Interessant ist, dass die Regierung in ihrer Vorlage plötzlich die Problematik der Oberaufsicht über die Fonds entdeckt hat - nun, da es darum geht, einen Fonds zu verhindern. Die SP, die seit längerem Zeit darauf hinweist, dass diesbezüglich Handlungsbedarf besteht, ist selbstverständlich für eine gute Oberaufsicht und eine transparente Bewirtschaftung von Fonds.


Offensichtlich gibt es kaum Argumente gegen die Initiative, also muss man mit Ausflüchten vorlieb nehmen, die weder Hand noch Fuss haben. Die SP freut sich auf den Abstimmungskampf über ihre Initiative, denn das Baselbiet steht für einen guten öffentlichen Verkehr, und es braucht weitere Projekte. Die Initiative ist ein Anstoss zu einer stetigen, vernünftigen, langfristig ausgerichteten und innovativen Politik.

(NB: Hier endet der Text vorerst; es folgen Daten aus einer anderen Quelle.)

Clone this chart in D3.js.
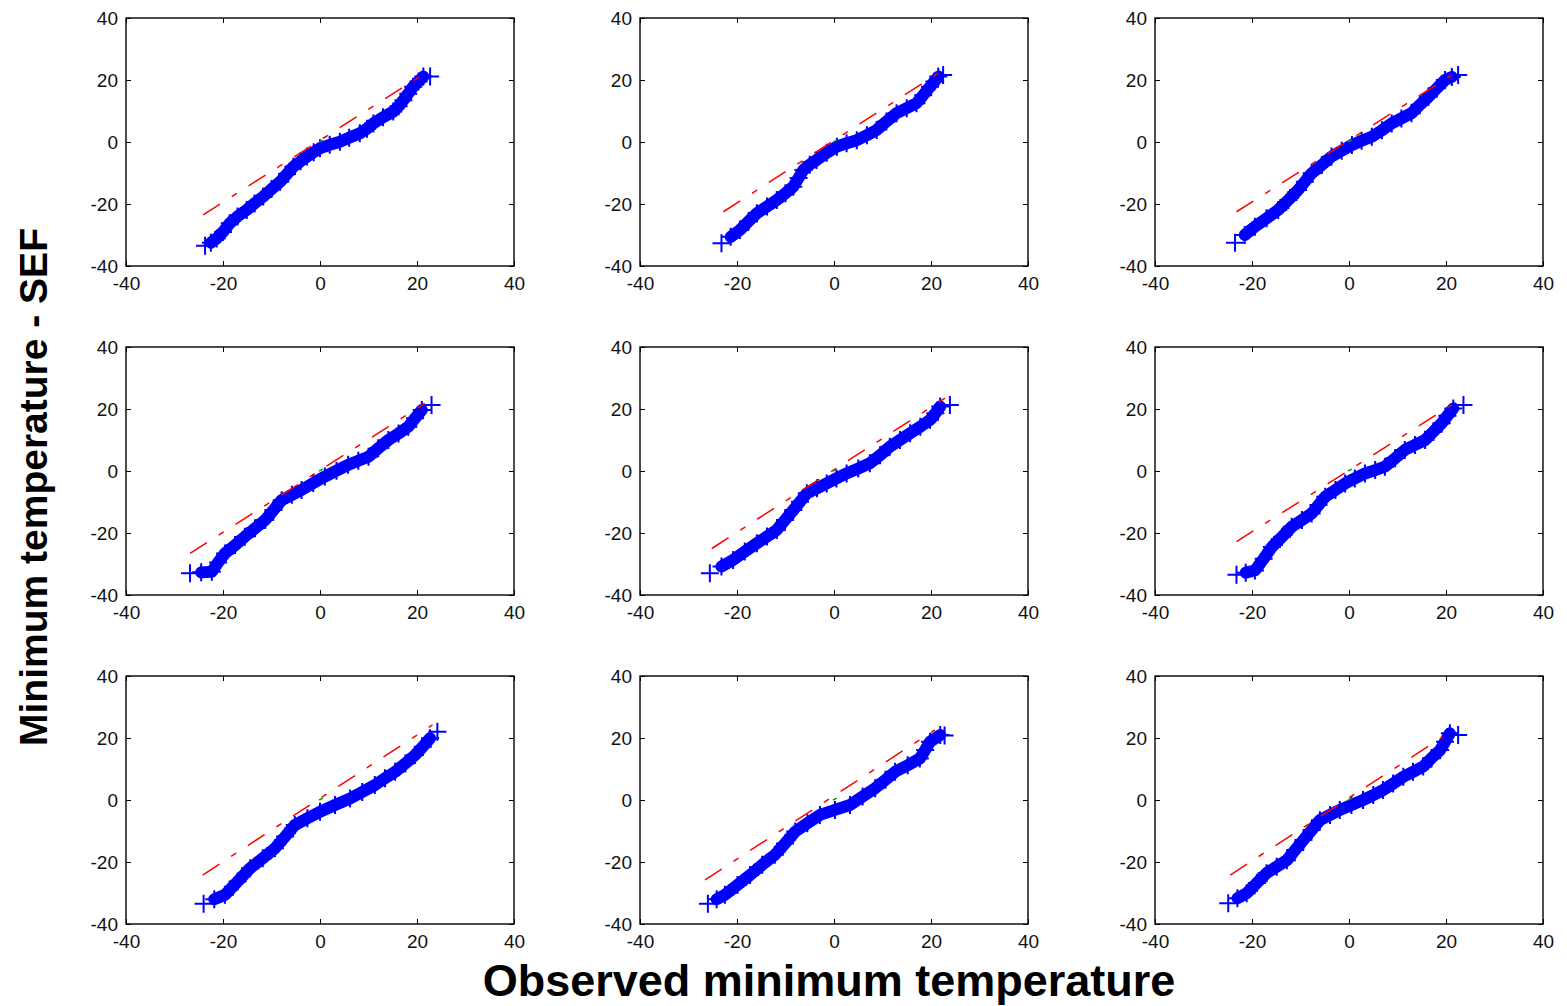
<!DOCTYPE html>
<html>
<head>
<meta charset="utf-8">
<script src="https://cdnjs.cloudflare.com/ajax/libs/d3/7.8.5/d3.min.js"></script>
<style>
  body { margin: 0; background: #fff; }
  svg { display: block; }
</style>
</head>
<body>
<script>
// quantile pairs per panel: [observed, SEF]
const p1 = [[-23.7,-33.5],[-22.5,-32.5],[-21.3,-31.1],[-20,-29],[-18.6,-26.2],[-17,-24],[-15.1,-21.9],[-13.5,-19.8],[-11.7,-17.6],[-10,-15.2],[-8.2,-12.8],[-6.8,-10.3],[-5.5,-8.0],[-4,-6.2],[-2.7,-4.7],[-1.3,-3.3],[0,-2.0],[2,-0.9],[4.1,0.1],[6,1.4],[8.2,2.8],[9.7,4.3],[11,6.0],[13,8.0],[15.1,9.8],[16.2,11.5],[17.2,13.5],[18.2,15.6],[19.2,17.8],[20.3,19.5],[21.3,21.1],[22.7,21.1]];
const p2 = [[-23.2,-32.7],[-21.3,-30.6],[-19.4,-28.4],[-17.6,-25.6],[-15.9,-23.0],[-13.8,-20.8],[-11.8,-18.7],[-10,-16.5],[-8.4,-14.4],[-7.3,-11.6],[-6.3,-9.0],[-5,-7.3],[-3.6,-5.8],[-1.5,-3.5],[0.6,-1.5],[2.6,-0.4],[4.7,0.6],[6.8,2.2],[8.8,3.9],[10.8,6.6],[12.9,9.3],[15,10.9],[17,12.5],[18.4,15.1],[19.8,17.8],[20.7,19.5],[21.5,21.1],[22.5,21.6]];
const p3 = [[-23.5,-32.5],[-21.5,-30],[-19.4,-27.3],[-17,-24.6],[-14.6,-21.9],[-12.5,-18.7],[-10.5,-15.5],[-9.1,-12.8],[-7.7,-10.1],[-5.6,-7.4],[-3.6,-4.7],[-1.5,-2.8],[0.6,-1.0],[2.6,0.4],[4.7,1.7],[6.8,3.8],[8.8,6.0],[10.8,7.6],[12.9,9.3],[14.6,12.0],[16.4,14.6],[18.1,17.3],[19.8,20.0],[21.2,21.0],[22.5,21.6]];
const p4 = [[-26.8,-33.0],[-24.5,-32.7],[-22.3,-32.5],[-21,-29.5],[-19.6,-26.6],[-17.5,-23.9],[-15.5,-21.2],[-13.4,-18.5],[-11.3,-15.8],[-9.6,-12.6],[-7.9,-9.4],[-5.8,-7.7],[-3.8,-6.1],[-1.4,-3.9],[1.0,-1.8],[3.4,0.1],[5.8,2.0],[7.9,3.3],[10,4.6],[12,7.3],[14.1,10.0],[16.2,12.1],[18.2,14.3],[19.6,17.0],[21,19.7],[23,21.3]];
const p5 = [[-25.6,-33.0],[-23.2,-30.8],[-20.8,-28.7],[-18.4,-26],[-15.9,-23.3],[-13.8,-21.1],[-11.8,-19.0],[-10.1,-15.8],[-8.4,-12.6],[-7,-9.9],[-5.6,-7.2],[-3.5,-5.6],[-1.5,-4.0],[0.5,-2.4],[2.6,-0.8],[5,0.8],[7.4,2.5],[9.5,5.1],[11.5,7.8],[13.6,10.0],[15.7,12.2],[17.8,14.3],[19.8,16.5],[20.9,18.6],[21.9,20.8],[23.9,21.3]];
const p6 = [[-23.2,-33.5],[-21.3,-32.8],[-19.4,-32.1],[-17.6,-28.3],[-15.9,-24.5],[-13.8,-21.2],[-11.8,-18.0],[-9.7,-15.8],[-7.7,-13.7],[-6.3,-11.0],[-4.9,-8.3],[-2.8,-6.1],[-0.8,-4.0],[1.2,-2.4],[3.3,-0.8],[5.4,0.3],[7.4,1.4],[9.5,4.1],[11.5,6.8],[13.6,8.4],[15.7,10.0],[17.4,12.7],[19.1,15.4],[20.3,17.8],[21.5,20.2],[23.6,21.3]];
const p7 = [[-24,-33.5],[-21.8,-32],[-19.6,-30.6],[-17,-26.3],[-14.4,-22.0],[-11.8,-18.8],[-9.3,-15.6],[-7.2,-11.8],[-5.2,-8.1],[-2.6,-5.9],[0,-3.8],[3.1,-1.6],[6.2,0.5],[8.7,2.6],[11.3,4.8],[13.4,7.0],[15.5,9.1],[17.6,11.8],[19.6,14.5],[21.2,17.2],[22.7,19.9],[24.2,22.0]];
const p8 = [[-26,-33.5],[-24.2,-32],[-22.5,-30.6],[-19.9,-27.4],[-17.3,-24.2],[-14.8,-20.9],[-12.2,-17.7],[-10.1,-14.0],[-8.0,-10.2],[-5.5,-7.5],[-2.9,-4.8],[0.2,-3.2],[3.3,-1.6],[5.9,1.1],[8.5,3.8],[10.6,6.5],[12.6,9.1],[15.2,11.2],[17.7,13.4],[18.8,16.1],[19.8,18.8],[21.9,21.0],[22.8,20.8]];
const p9 = [[-24.9,-33.3],[-23,-31.7],[-21.1,-30.1],[-19,-26.8],[-17.0,-23.6],[-14.9,-21.5],[-12.8,-19.4],[-11.1,-16.1],[-9.4,-12.9],[-7.7,-9.7],[-6.0,-6.5],[-3.9,-4.8],[-1.9,-3.2],[0.5,-1.6],[2.9,0],[5,1.6],[7.0,3.2],[9.1,5.3],[11.2,7.5],[13.2,9.1],[15.3,10.8],[17.0,13.5],[18.8,16.1],[19.8,18.8],[20.8,21.5],[22.5,21.0]];

// red dash-dot reference line ends per panel
const refX0 = [-24.1, -22.8, -23.2, -26.8, -25.2, -23.2, -24.2, -26.6, -24.5];
const refY0 = [-23.5, -22.5, -22.5, -26.6, -25.0, -22.8, -24.2, -25.8, -24.2];
const refX1 = [20.6, 21.5, 21.2, 21.6, 22.9, 21.2, 23.2, 20.8, 19.4];
const refY1 = [21.1, 22.2, 21.6, 21.8, 23.5, 21.3, 24.2, 22.6, 20.4];

const ticks = [-40, -20, 0, 20, 40];
const xTitle = 'Observed minimum temperature';
const yTitle = 'Minimum temperature - SEF';

const panels = [p1, p2, p3, p4, p5, p6, p7, p8, p9];

const W = 1567, H = 1006;
const lefts = [126, 640, 1155];
const tops = [18, 347, 676];
const pw = 388, ph = 248;
const font = '"Liberation Sans", Arial, sans-serif';

const svg = d3.select('body').append('svg')
  .attr('width', W)
  .attr('height', H);

svg.append('rect').attr('width', W).attr('height', H).attr('fill', '#fff');

const x = d3.scaleLinear().domain([-40, 40]).range([0, pw]);
const y = d3.scaleLinear().domain([-40, 40]).range([ph, 0]);

const band = d3.line().x(d => x(d[0])).y(d => y(d[1]));
const plain = d => String(d);

panels.forEach((pts, i) => {
  const col = i % 3, row = Math.floor(i / 3);
  const g = svg.append('g')
    .attr('transform', 'translate(' + lefts[col] + ',' + tops[row] + ')');

  // axes with inward ticks on all four sides
  const styleAxis = sel => {
    sel.select('.domain').remove();
    sel.selectAll('line').attr('stroke', '#000').attr('stroke-width', 1);
    sel.selectAll('text').attr('font-family', font).attr('font-size', 19).attr('fill', '#111');
  };
  g.append('g').attr('transform', 'translate(0,' + ph + ')')
    .call(d3.axisBottom(x).tickValues(ticks).tickFormat(plain).tickSizeInner(-5).tickSizeOuter(0).tickPadding(11))
    .call(styleAxis);
  g.append('g')
    .call(d3.axisLeft(y).tickValues(ticks).tickFormat(plain).tickSizeInner(-5).tickSizeOuter(0).tickPadding(8))
    .call(styleAxis);
  g.append('g')
    .call(d3.axisTop(x).tickValues(ticks).tickSizeInner(-5).tickSizeOuter(0).tickFormat(''))
    .call(styleAxis);
  g.append('g').attr('transform', 'translate(' + pw + ',0)')
    .call(d3.axisRight(y).tickValues(ticks).tickSizeInner(-5).tickSizeOuter(0).tickFormat(''))
    .call(styleAxis);

  g.append('rect')
    .attr('width', pw).attr('height', ph)
    .attr('fill', 'none').attr('stroke', '#000').attr('stroke-width', 1.4);

  // dense marker band
  g.append('path')
    .datum(pts.slice(1, -1))
    .attr('d', band)
    .attr('fill', 'none')
    .attr('stroke', '#0000ff')
    .attr('stroke-width', 12)
    .attr('stroke-linejoin', 'round')
    .attr('stroke-linecap', 'round');

  g.selectAll('path.pt')
    .data(pts)
    .enter().append('path')
    .attr('class', 'pt')
    .attr('transform', d => 'translate(' + x(d[0]) + ',' + y(d[1]) + ')')
    .attr('d', 'M-9,0H9M0,-9V9')
    .attr('stroke', '#0000ff')
    .attr('stroke-width', 2);

  // red dash-dot line
  g.append('line')
    .attr('x1', x(refX0[i])).attr('y1', y(refY0[i]))
    .attr('x2', x(refX1[i])).attr('y2', y(refY1[i]))
    .attr('stroke', '#ff0000').attr('stroke-width', 1.5)
    .attr('stroke-dasharray', '20,14,6,14');

  // small green segment near origin
  g.append('line')
    .attr('x1', x(-0.2)).attr('y1', y(0))
    .attr('x2', x(0.6)).attr('y2', y(0.6))
    .attr('stroke', '#00a000').attr('stroke-width', 1.5);
});

svg.append('text')
  .attr('x', 829).attr('y', 996)
  .attr('text-anchor', 'middle')
  .attr('font-family', font).attr('font-weight', 'bold').attr('font-size', 45)
  .attr('fill', '#000')
  .text(xTitle);

svg.append('text')
  .attr('transform', 'translate(47,487) rotate(-90)')
  .attr('text-anchor', 'middle')
  .attr('font-family', font).attr('font-weight', 'bold').attr('font-size', 39)
  .attr('fill', '#000')
  .text(yTitle);
</script>
</body>
</html>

://: Eintreten ist unbestritten.



- Detailberatung

Titel und Ingress keine Wortbegehren


Ziffer 1


Die SP-Fraktion beantragt, wie Landratspräsidentin Esther Maag (Grüne) mitteilt, die Umformulierung von Ziffer 1:


1. Der formulierten Gesetzesinitiative wird zugestimmt.


://: Der Antrag der SP-Fraktion wird mit 49:32 Stimmen abgelehnt. [ Namenliste ]



Ziffer 2


Laut Landratspräsidentin Esther Maag (Grüne) beantragt die SP-Fraktion folgende Umformulierung von Ziffer 2:


2. Die Initiative wird den Stimmberechtigten zur Annahme empfohlen.


://: Der Antrag der SP-Fraktion wird mit 50:32 Stimmen abgelehnt, somit wird dem Landratsbeschluss in vorgelegter Fassung zugestimmt. [ Namenliste ]



Landratsbeschluss
über die formulierte Gesetzesinitiative "Für einen leistungsstarken Öffentlichen Verkehr (ÖV-Initiative)

vom 10. April 2008


Der Landrat des Kantons Basel-Landschaft beschliesst:


1. Die formulierte Gesetzesinitiative wird abgelehnt.


2. Die Initiative wird den Stimmberechtigten zur Ablehnung empfohlen.